Buying Guide

Buying a home can seem daunting at first, but with the right approach it can be a straightforward process that – if done correctly – will save you thousands of pounds.

And to help you make all the right moves, we’ve created this simple step-by-step guide to buying your new home. So, let’s get started!

1.Research is king

Being prepared is probably the most important thing when starting your home-hunting journey. Research can be the difference between finding the ideal home for you and wasting your time, so be sure to think ahead when scoping your options.

Read newspapers, browse websites and make a note of everything you see. Keep in mind the kinds of properties that catch your eye, while noting any change in asking prices will help you to gain an insight into local housing trends.

2. How much house can you afford?

Generally speaking, a budget of three to five times your household income is a good rule of thumb when placing a 20% down payment on your new property. Having said that, everyone’s financial situation is different and you’re likely to find leeway on that figure either way, depending on any debt you already have and whether you’ve got financial help from the bank of (insert family member here).

What’s important is that you have a good grasp on how much you can afford. While you can’t get a mortgage before you buy, a mortgage in principle will put you in a much stronger position, so be aware of the different types of mortgages available.

Note: If you’re already a homeowner, consider whether to sell your house or flat before you buy. Selling early can be risky, but it will also mean you can act quickly when you find the home for you.

3. Your estate agent

Your estate agent is there to help you throughout the buying process. They’ll act as a friendly face with expert knowledge of the local area and will ensure you’re not consumed with the complexities and jargon often associated with buying a home.

4. Shopping for your home

Take as much time as you need when looking over properties. There’s no rush and you’ll probably end up seeing plenty of houses anyway, so make sure you take notes on each place you see – you won’t remember everything so it’s important to keep a notebook.

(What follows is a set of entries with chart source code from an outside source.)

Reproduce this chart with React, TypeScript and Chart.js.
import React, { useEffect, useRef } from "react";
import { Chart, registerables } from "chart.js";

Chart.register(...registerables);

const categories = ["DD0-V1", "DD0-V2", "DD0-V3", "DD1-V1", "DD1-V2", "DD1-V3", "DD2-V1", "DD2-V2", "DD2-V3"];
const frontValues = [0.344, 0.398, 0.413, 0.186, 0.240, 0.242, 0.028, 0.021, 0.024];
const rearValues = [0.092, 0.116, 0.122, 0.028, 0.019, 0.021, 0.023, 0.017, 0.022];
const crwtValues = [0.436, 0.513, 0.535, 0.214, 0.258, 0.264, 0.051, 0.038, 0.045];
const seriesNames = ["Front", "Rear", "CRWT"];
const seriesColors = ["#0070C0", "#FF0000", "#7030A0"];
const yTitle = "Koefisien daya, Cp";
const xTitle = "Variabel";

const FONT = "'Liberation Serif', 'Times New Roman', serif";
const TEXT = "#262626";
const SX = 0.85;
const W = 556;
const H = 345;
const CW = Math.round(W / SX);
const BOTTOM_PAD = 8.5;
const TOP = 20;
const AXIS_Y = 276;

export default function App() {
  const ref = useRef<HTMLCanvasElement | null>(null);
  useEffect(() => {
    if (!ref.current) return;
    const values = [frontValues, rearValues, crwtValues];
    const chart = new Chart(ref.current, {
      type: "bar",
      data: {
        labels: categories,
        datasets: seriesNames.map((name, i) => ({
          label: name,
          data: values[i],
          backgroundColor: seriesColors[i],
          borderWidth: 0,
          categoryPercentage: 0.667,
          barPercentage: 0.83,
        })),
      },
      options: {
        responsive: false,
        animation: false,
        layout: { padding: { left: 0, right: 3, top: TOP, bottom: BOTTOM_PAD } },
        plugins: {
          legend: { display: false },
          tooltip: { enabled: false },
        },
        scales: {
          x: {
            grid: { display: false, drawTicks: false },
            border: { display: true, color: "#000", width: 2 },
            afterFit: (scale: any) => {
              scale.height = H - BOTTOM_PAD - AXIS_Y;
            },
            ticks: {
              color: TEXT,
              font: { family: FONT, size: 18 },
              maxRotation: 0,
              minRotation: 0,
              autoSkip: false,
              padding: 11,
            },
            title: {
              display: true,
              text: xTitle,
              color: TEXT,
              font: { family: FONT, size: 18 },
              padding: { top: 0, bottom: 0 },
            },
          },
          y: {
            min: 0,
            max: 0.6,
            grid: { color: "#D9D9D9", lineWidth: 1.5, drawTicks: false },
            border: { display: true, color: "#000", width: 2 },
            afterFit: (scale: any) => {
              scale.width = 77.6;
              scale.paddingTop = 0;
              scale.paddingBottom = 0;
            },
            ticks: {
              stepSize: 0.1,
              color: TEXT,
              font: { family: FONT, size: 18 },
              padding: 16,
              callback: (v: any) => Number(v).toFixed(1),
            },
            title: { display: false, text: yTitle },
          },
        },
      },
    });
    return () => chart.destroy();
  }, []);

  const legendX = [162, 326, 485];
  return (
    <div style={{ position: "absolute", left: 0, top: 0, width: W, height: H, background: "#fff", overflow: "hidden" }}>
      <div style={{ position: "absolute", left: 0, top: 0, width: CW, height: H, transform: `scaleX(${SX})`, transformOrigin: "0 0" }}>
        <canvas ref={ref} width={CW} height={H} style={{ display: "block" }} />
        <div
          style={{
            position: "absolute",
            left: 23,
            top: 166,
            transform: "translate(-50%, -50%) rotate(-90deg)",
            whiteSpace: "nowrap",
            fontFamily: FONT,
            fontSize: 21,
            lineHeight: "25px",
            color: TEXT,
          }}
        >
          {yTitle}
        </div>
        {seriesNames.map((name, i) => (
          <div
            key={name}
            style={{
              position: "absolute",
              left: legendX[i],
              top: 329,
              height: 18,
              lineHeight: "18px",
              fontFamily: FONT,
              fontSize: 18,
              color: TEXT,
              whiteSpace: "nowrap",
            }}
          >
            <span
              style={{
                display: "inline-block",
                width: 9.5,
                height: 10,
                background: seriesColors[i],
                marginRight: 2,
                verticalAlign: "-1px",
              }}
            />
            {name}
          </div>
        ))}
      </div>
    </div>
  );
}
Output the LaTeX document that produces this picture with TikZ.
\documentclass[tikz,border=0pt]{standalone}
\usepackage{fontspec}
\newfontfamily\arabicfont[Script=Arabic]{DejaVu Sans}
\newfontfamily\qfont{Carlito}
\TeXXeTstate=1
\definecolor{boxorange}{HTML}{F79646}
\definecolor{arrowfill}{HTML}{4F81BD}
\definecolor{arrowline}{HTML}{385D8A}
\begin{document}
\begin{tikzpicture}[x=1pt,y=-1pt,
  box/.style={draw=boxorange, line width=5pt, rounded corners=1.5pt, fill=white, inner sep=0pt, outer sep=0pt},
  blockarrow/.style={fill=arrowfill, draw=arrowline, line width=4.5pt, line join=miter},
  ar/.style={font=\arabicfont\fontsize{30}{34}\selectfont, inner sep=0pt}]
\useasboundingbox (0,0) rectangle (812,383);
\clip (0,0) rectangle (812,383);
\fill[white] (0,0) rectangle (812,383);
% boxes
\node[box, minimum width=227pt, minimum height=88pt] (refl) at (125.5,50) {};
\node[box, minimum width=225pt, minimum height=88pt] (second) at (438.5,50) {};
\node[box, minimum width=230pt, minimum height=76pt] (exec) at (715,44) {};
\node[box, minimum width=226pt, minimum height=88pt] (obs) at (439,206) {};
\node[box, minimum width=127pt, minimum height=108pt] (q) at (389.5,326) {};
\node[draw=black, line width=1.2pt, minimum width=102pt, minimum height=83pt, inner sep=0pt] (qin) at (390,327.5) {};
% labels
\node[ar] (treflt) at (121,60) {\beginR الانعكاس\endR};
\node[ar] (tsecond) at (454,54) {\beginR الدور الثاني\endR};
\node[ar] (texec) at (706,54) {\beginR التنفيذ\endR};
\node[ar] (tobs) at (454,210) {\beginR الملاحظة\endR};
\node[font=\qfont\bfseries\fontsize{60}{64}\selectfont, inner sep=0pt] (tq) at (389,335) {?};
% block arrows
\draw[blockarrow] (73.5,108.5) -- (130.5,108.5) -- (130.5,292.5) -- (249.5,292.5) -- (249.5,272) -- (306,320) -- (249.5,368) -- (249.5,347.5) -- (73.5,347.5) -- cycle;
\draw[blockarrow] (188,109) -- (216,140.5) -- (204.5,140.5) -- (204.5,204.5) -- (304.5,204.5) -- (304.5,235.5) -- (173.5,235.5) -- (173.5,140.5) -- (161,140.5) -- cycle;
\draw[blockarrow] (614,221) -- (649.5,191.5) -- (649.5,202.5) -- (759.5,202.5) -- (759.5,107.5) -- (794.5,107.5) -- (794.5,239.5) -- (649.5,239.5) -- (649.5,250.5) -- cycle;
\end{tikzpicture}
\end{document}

Take pictures or videos when touring the house in question, check the water pressure and ensure you use your time in the neighbourhood to gauge what the street’s like.

5. Making an offer

Making an offer is all about working with your real estate agent to negotiate the best deal for you. Take into account the fixtures and fittings within the property, what money you’ll need to do any work on the house and finally, put together an offer.

If your offer is accepted the property will go into escrow, which refers to the period of time it takes to complete the remaining steps.

6. Inspector “Homes”

Although your offer has been accepted, normally offers are contingent on a home inspection of the property in question. This means that upon arranging for a home inspection to be carried out, which will be sorted with the help of your estate agent, you will be protected if you wish to withdraw or renegotiate your offer depending on the inspector’s findings – if there is significant material damage.

Once the inspection is carried out, you and the seller will both receive a report of the inspector’s findings. You can then decide if you wish for more work to be undertaken on the house before you close the sale.

7. Get more for your mortgage

Remember all that research we had you doing in step 1 and 2? Well it’s about to pay off now that you’ve had your offer accepted on your new property. You will have many questions for your mortgage banker and these will be very dependent on plans you have made for the future, and how you would ideally like to pay off your mortgage in the long run.

The bottom line is that you’ll need your mortgage lender to make a formal offer before you can exchange contracts, so it’s crucial you’re fully aware of your financial situation – including having the funds to pay stamp duty.

8. Appraising the property

Your mortgage lender will arrange for an appraisal of the property, meaning they will organise an independent third party valuation of the house you’re buying. This is to ensure all parties know you’re paying a fair price.

9. Exchanging contracts (we’re almost there!)

Thanks for sticking with us this far. You must be serious about buying a new property, which, if you are, will eventually lead you to exchanging contracts with the seller. These contracts legally commit you to buying the property, while legally committing the seller to sell the property to you. Contracts will also include a completion date for the sale, as well as all relevant information regarding your accepted offer.

10. Completing the sale

It’s time to sign off on all the paperwork and pay for your new home. This will involve completing all of the loan documents before they go back to your lender. Once the check is delivered to the seller, it’s time to move into your new home (and live happily ever after).